Students in After-School Program Learn About Search and Rescue
The Rochester E.X.C.E.L. afterschool program had a visit Monday from Vermont State Police Officer Bob Giolito and his canine partner, Officer Mitch. The kids, who have been studying wilderness survival, learned from Officers Giolito and Mitch how the police find missing persons using a combination of human tracking skills and the superior smelling power of the canine unit. (Herald / Tim Calabro) Many of the students in the ExCel after-school program at Rochester Elementary School were wiggling in their chairs with excitement Monday afternoon when Vermont State Trooper Bob Giolito and his K-9 unit partner, a German Shepherd named Mitch, visited the school with U.S. Forest Service law enforcement officer Mike Klingensmith. Klingensmith, who is stationed at the Green Mountain Forest Service office in Rochester, and also lives in town with his family, often works with Trooper Giolito and Mitch on search operations, and arranged for them to visit the school.
The students, who have been working on a unit about outdoor survival in cold weather, had lots of good questions for Trooper Giolito.
“What if more than one person gets lost?” they wanted to know.
He explained that Mitch can pick up and distinguish the scent of specific people, out of all the smells around him.
Asked if Mitch ever got lost, Giolito said that had actually happened the very first day he got him seven years ago.
“We hadn’t bonded yet, and when he got out of the car at my house, he dashed away after a deer. An hour later, I found him back in my yard.”

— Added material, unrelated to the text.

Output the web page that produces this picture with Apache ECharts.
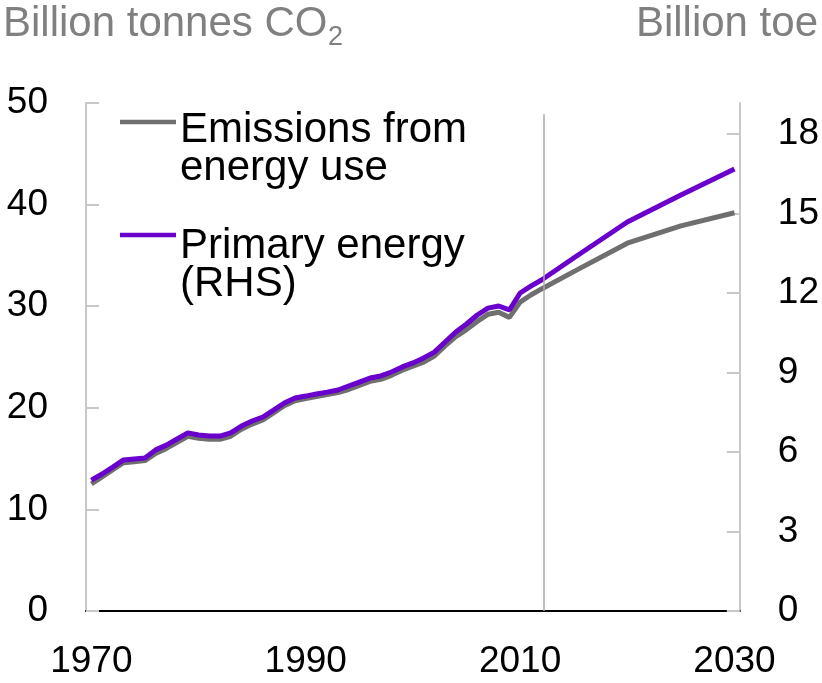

The two soon became a team, and Mitch makes his home with Giolito, who demonstrated many of the commands he uses to communicate with him, including saying “plotz,” the German word for sit, to get him to do so.

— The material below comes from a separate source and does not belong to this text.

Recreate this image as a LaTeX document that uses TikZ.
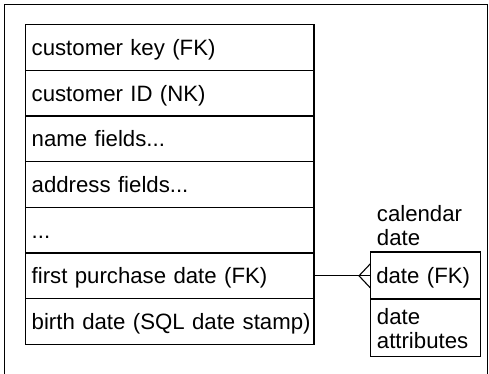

Ready to play the role of a “lost” person, so the kids could see the team in action, Klingensmith went outside to hide in the fields behind the school. Ten minutes later, the sun was setting behind the mountains across the river, when everyone headed out to find him.
Student Daron Gendron, who had been assigned the role of group leader, held an article of Klingensmith’s clothing for Mitch to sniff. Giolito and the dog headed across the field as Mitch had his nose to the ground, hot on the trail. Within a few minutes, Klingensmith was discovered at the far end of the field, hiding behind a large pile of dirt and rocks. Following the successful “rescue operation,” Giolito asked Gendron to recap the steps the team went through to find someone.
Giolito later explained that he and Mitch also do other types of work together, in addition to searching for people who are lost or for criminals who are hiding from authorities. The state police K-9 teams are tested once a year for their drugdetection skills and can distinguish between the smells of seven different kinds of narcotics.
This is the first K-9 dog Giolito has been paired with, and it was clear from watching them that they make a good team.